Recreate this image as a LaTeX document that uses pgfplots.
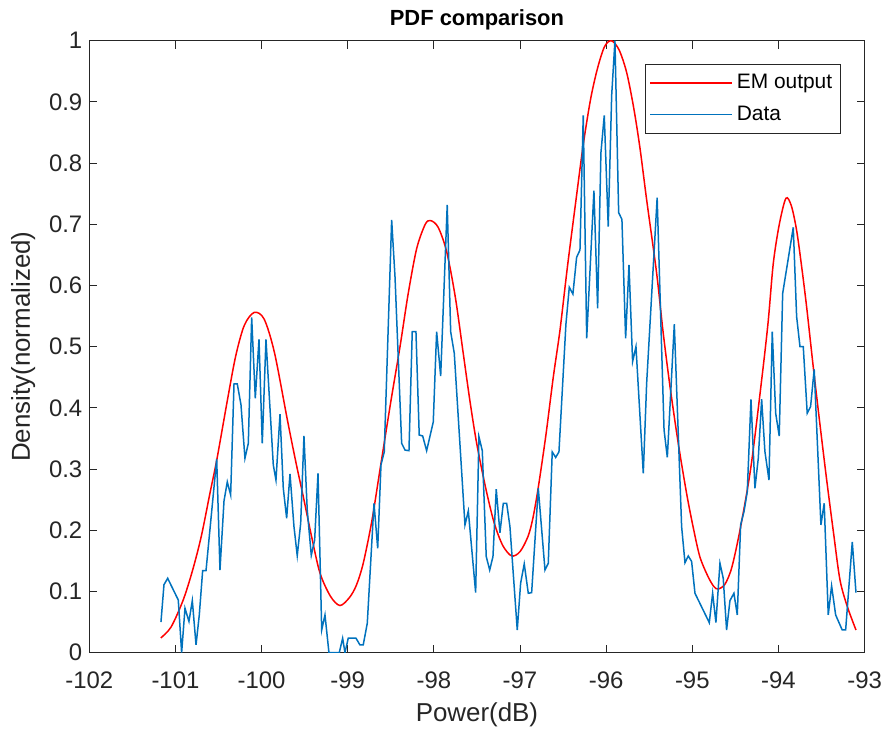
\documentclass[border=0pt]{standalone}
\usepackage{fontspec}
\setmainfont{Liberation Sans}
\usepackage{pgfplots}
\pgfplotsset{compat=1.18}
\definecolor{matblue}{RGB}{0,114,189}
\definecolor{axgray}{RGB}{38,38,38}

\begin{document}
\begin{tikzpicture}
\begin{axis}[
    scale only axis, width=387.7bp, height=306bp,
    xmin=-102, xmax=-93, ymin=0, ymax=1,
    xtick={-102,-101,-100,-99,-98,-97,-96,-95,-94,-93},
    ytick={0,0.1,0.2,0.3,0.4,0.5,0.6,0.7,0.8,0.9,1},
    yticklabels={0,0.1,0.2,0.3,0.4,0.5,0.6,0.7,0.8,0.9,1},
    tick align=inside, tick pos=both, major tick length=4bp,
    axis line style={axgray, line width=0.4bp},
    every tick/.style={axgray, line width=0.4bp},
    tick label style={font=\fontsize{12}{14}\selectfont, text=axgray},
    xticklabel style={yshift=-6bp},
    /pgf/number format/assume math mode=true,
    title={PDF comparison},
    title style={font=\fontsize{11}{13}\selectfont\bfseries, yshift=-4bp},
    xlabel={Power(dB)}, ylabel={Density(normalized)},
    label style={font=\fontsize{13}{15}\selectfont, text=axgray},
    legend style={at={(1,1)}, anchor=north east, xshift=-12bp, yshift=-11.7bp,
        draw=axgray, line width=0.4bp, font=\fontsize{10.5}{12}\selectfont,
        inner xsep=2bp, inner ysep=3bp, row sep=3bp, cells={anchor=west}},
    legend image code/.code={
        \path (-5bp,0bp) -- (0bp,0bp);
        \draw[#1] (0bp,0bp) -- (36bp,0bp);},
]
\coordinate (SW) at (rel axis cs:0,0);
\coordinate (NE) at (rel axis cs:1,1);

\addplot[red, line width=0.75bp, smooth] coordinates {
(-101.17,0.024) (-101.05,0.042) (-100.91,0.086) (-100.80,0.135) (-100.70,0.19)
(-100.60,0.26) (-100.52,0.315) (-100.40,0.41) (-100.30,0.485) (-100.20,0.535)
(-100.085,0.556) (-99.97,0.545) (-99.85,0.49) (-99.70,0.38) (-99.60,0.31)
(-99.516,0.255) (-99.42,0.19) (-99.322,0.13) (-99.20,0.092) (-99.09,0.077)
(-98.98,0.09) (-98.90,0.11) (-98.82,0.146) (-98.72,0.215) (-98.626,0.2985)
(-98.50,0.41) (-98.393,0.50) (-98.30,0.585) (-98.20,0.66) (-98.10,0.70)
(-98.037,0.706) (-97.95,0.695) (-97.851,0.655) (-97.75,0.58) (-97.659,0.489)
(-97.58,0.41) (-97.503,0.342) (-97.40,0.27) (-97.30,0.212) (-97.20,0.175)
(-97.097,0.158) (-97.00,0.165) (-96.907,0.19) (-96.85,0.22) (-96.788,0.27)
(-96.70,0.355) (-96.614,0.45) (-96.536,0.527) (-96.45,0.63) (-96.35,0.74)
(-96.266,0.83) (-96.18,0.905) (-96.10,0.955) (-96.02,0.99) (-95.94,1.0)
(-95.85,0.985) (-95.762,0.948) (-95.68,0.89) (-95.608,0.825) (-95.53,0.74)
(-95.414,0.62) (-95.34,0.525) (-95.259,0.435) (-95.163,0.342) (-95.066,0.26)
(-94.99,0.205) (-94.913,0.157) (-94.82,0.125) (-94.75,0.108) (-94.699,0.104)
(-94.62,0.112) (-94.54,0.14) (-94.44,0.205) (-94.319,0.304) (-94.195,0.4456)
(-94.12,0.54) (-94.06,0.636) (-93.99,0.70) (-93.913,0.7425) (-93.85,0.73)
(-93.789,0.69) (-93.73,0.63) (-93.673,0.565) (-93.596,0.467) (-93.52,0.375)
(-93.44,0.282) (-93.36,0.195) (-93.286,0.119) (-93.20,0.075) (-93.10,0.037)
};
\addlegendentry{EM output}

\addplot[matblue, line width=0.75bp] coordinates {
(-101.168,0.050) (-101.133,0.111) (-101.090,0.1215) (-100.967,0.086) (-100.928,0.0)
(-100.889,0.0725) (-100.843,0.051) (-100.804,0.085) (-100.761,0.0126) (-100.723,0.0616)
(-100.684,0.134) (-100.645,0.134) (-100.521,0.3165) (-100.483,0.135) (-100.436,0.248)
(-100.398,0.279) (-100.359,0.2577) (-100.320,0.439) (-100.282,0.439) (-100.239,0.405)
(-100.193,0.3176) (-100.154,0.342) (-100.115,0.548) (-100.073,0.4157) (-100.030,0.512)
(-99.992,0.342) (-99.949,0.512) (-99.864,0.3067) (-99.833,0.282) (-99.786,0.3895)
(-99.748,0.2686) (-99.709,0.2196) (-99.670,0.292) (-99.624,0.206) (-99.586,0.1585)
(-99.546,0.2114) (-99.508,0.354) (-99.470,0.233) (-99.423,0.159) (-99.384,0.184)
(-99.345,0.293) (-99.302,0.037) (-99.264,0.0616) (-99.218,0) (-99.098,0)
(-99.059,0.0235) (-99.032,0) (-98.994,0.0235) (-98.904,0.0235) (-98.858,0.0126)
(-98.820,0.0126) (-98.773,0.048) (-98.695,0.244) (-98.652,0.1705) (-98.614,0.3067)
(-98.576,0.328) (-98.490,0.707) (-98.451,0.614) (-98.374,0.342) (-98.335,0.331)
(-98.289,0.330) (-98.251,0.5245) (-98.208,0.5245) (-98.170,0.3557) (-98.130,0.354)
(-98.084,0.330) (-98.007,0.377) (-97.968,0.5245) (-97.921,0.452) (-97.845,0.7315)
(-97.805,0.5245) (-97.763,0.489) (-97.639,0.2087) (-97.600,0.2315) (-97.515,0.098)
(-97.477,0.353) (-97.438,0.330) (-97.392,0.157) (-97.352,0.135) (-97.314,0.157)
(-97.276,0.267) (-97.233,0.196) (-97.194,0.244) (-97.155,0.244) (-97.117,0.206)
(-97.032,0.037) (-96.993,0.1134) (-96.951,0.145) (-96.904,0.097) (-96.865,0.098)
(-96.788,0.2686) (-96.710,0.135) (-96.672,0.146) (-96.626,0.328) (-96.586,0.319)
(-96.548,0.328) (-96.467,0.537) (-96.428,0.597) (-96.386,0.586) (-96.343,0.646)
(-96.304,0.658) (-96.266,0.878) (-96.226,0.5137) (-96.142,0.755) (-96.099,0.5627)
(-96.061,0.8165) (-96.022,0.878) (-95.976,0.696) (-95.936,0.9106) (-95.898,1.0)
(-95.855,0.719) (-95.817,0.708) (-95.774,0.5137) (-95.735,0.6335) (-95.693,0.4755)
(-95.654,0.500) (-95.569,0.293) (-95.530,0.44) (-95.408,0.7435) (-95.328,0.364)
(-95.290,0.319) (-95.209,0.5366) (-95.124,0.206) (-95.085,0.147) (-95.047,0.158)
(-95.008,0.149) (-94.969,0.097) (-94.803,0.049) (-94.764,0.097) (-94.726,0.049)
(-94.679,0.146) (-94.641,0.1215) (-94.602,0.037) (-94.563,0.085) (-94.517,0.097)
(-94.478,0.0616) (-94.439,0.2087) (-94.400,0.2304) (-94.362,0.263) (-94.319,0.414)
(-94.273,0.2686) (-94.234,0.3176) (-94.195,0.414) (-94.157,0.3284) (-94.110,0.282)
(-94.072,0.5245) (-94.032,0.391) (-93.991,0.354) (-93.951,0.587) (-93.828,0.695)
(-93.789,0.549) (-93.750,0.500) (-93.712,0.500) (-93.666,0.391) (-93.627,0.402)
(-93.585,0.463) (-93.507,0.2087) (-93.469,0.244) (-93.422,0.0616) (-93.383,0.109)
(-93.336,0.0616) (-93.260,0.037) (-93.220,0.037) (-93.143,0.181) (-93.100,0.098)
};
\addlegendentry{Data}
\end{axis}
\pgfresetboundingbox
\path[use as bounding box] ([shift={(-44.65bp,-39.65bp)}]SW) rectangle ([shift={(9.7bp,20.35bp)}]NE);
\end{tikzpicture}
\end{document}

Short exercise: Quote, exactly and only, the lines from the first line of the data above through the line containing "(rel axis cs:1,1);". The pictures do not belong in it.

Result of the exercise:
Recreate this image as a LaTeX document that uses pgfplots.
\documentclass[border=0pt]{standalone}
\usepackage{fontspec}
\setmainfont{Liberation Sans}
\usepackage{pgfplots}
\pgfplotsset{compat=1.18}
\definecolor{matblue}{RGB}{0,114,189}
\definecolor{axgray}{RGB}{38,38,38}

\begin{document}
\begin{tikzpicture}
\begin{axis}[
    scale only axis, width=387.7bp, height=306bp,
    xmin=-102, xmax=-93, ymin=0, ymax=1,
    xtick={-102,-101,-100,-99,-98,-97,-96,-95,-94,-93},
    ytick={0,0.1,0.2,0.3,0.4,0.5,0.6,0.7,0.8,0.9,1},
    yticklabels={0,0.1,0.2,0.3,0.4,0.5,0.6,0.7,0.8,0.9,1},
    tick align=inside, tick pos=both, major tick length=4bp,
    axis line style={axgray, line width=0.4bp},
    every tick/.style={axgray, line width=0.4bp},
    tick label style={font=\fontsize{12}{14}\selectfont, text=axgray},
    xticklabel style={yshift=-6bp},
    /pgf/number format/assume math mode=true,
    title={PDF comparison},
    title style={font=\fontsize{11}{13}\selectfont\bfseries, yshift=-4bp},
    xlabel={Power(dB)}, ylabel={Density(normalized)},
    label style={font=\fontsize{13}{15}\selectfont, text=axgray},
    legend style={at={(1,1)}, anchor=north east, xshift=-12bp, yshift=-11.7bp,
        draw=axgray, line width=0.4bp, font=\fontsize{10.5}{12}\selectfont,
        inner xsep=2bp, inner ysep=3bp, row sep=3bp, cells={anchor=west}},
    legend image code/.code={
        \path (-5bp,0bp) -- (0bp,0bp);
        \draw[#1] (0bp,0bp) -- (36bp,0bp);},
]
\coordinate (SW) at (rel axis cs:0,0);
\coordinate (NE) at (rel axis cs:1,1);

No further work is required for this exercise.